**What is needed**
The data must be written out once more, precisely as given.

******

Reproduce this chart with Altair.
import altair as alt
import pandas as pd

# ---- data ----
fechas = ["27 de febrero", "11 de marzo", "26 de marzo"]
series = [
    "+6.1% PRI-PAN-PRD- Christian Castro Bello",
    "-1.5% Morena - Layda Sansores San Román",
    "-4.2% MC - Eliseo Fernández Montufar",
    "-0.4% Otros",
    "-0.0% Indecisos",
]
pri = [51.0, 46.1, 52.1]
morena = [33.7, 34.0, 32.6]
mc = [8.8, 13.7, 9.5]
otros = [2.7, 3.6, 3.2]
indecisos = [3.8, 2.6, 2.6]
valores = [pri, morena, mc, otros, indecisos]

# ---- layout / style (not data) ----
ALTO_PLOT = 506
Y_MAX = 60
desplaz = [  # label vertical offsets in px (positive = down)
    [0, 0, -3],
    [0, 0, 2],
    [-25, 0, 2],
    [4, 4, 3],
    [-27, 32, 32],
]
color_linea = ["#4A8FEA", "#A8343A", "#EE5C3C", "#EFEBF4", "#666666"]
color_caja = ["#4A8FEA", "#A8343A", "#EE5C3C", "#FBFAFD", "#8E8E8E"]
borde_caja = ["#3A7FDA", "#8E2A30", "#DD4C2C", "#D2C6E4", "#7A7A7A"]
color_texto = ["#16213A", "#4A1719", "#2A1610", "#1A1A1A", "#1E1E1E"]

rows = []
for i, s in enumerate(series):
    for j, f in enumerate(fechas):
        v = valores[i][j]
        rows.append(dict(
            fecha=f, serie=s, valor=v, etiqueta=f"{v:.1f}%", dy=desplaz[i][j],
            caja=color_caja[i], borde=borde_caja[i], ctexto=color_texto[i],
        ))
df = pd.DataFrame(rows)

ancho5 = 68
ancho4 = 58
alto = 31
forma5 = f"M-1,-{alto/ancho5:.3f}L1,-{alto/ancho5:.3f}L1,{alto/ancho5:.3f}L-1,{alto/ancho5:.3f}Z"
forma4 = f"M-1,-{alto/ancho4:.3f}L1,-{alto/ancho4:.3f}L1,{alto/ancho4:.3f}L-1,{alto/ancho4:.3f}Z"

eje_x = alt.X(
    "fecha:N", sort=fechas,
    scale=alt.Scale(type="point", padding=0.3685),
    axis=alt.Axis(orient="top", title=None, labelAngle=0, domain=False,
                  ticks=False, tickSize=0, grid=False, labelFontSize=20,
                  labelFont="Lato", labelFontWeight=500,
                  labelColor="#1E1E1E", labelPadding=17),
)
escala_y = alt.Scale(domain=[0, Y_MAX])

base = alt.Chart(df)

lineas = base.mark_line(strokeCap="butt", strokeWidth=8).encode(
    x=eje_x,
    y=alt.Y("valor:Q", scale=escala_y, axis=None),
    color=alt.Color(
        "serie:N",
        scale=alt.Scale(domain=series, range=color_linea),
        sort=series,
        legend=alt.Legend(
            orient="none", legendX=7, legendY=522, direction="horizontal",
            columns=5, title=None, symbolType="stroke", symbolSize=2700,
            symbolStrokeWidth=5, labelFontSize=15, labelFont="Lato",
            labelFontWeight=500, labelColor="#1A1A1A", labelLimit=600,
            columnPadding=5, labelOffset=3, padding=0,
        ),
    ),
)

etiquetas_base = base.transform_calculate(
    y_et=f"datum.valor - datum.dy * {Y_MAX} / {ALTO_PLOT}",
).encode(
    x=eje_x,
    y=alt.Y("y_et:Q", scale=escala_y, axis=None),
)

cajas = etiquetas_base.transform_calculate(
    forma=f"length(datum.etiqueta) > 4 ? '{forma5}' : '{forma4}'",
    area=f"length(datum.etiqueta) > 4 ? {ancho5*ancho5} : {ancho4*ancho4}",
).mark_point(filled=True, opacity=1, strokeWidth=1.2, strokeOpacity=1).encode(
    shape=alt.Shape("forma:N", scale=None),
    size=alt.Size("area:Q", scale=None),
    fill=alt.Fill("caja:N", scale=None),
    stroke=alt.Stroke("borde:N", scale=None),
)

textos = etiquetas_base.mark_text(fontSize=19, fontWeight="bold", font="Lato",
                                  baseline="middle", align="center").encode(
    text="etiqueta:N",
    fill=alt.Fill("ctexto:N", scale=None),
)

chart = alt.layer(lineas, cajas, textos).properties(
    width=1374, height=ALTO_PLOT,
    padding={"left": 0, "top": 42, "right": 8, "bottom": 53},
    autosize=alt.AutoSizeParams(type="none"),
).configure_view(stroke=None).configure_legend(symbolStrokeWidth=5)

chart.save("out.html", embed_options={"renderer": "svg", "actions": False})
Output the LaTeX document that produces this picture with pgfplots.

******

**Correct response**
Reproduce this chart with Altair.
import altair as alt
import pandas as pd

# ---- data ----
fechas = ["27 de febrero", "11 de marzo", "26 de marzo"]
series = [
    "+6.1% PRI-PAN-PRD- Christian Castro Bello",
    "-1.5% Morena - Layda Sansores San Román",
    "-4.2% MC - Eliseo Fernández Montufar",
    "-0.4% Otros",
    "-0.0% Indecisos",
]
pri = [51.0, 46.1, 52.1]
morena = [33.7, 34.0, 32.6]
mc = [8.8, 13.7, 9.5]
otros = [2.7, 3.6, 3.2]
indecisos = [3.8, 2.6, 2.6]
valores = [pri, morena, mc, otros, indecisos]

# ---- layout / style (not data) ----
ALTO_PLOT = 506
Y_MAX = 60
desplaz = [  # label vertical offsets in px (positive = down)
    [0, 0, -3],
    [0, 0, 2],
    [-25, 0, 2],
    [4, 4, 3],
    [-27, 32, 32],
]
color_linea = ["#4A8FEA", "#A8343A", "#EE5C3C", "#EFEBF4", "#666666"]
color_caja = ["#4A8FEA", "#A8343A", "#EE5C3C", "#FBFAFD", "#8E8E8E"]
borde_caja = ["#3A7FDA", "#8E2A30", "#DD4C2C", "#D2C6E4", "#7A7A7A"]
color_texto = ["#16213A", "#4A1719", "#2A1610", "#1A1A1A", "#1E1E1E"]

rows = []
for i, s in enumerate(series):
    for j, f in enumerate(fechas):
        v = valores[i][j]
        rows.append(dict(
            fecha=f, serie=s, valor=v, etiqueta=f"{v:.1f}%", dy=desplaz[i][j],
            caja=color_caja[i], borde=borde_caja[i], ctexto=color_texto[i],
        ))
df = pd.DataFrame(rows)

ancho5 = 68
ancho4 = 58
alto = 31
forma5 = f"M-1,-{alto/ancho5:.3f}L1,-{alto/ancho5:.3f}L1,{alto/ancho5:.3f}L-1,{alto/ancho5:.3f}Z"
forma4 = f"M-1,-{alto/ancho4:.3f}L1,-{alto/ancho4:.3f}L1,{alto/ancho4:.3f}L-1,{alto/ancho4:.3f}Z"

eje_x = alt.X(
    "fecha:N", sort=fechas,
    scale=alt.Scale(type="point", padding=0.3685),
    axis=alt.Axis(orient="top", title=None, labelAngle=0, domain=False,
                  ticks=False, tickSize=0, grid=False, labelFontSize=20,
                  labelFont="Lato", labelFontWeight=500,
                  labelColor="#1E1E1E", labelPadding=17),
)
escala_y = alt.Scale(domain=[0, Y_MAX])

base = alt.Chart(df)

lineas = base.mark_line(strokeCap="butt", strokeWidth=8).encode(
    x=eje_x,
    y=alt.Y("valor:Q", scale=escala_y, axis=None),
    color=alt.Color(
        "serie:N",
        scale=alt.Scale(domain=series, range=color_linea),
        sort=series,
        legend=alt.Legend(
            orient="none", legendX=7, legendY=522, direction="horizontal",
            columns=5, title=None, symbolType="stroke", symbolSize=2700,
            symbolStrokeWidth=5, labelFontSize=15, labelFont="Lato",
            labelFontWeight=500, labelColor="#1A1A1A", labelLimit=600,
            columnPadding=5, labelOffset=3, padding=0,
        ),
    ),
)

etiquetas_base = base.transform_calculate(
    y_et=f"datum.valor - datum.dy * {Y_MAX} / {ALTO_PLOT}",
).encode(
    x=eje_x,
    y=alt.Y("y_et:Q", scale=escala_y, axis=None),
)

cajas = etiquetas_base.transform_calculate(
    forma=f"length(datum.etiqueta) > 4 ? '{forma5}' : '{forma4}'",
    area=f"length(datum.etiqueta) > 4 ? {ancho5*ancho5} : {ancho4*ancho4}",
).mark_point(filled=True, opacity=1, strokeWidth=1.2, strokeOpacity=1).encode(
    shape=alt.Shape("forma:N", scale=None),
    size=alt.Size("area:Q", scale=None),
    fill=alt.Fill("caja:N", scale=None),
    stroke=alt.Stroke("borde:N", scale=None),
)

textos = etiquetas_base.mark_text(fontSize=19, fontWeight="bold", font="Lato",
                                  baseline="middle", align="center").encode(
    text="etiqueta:N",
    fill=alt.Fill("ctexto:N", scale=None),
)

chart = alt.layer(lineas, cajas, textos).properties(
    width=1374, height=ALTO_PLOT,
    padding={"left": 0, "top": 42, "right": 8, "bottom": 53},
    autosize=alt.AutoSizeParams(type="none"),
).configure_view(stroke=None).configure_legend(symbolStrokeWidth=5)

chart.save("out.html", embed_options={"renderer": "svg", "actions": False})
Output the LaTeX document that produces this picture with pgfplots.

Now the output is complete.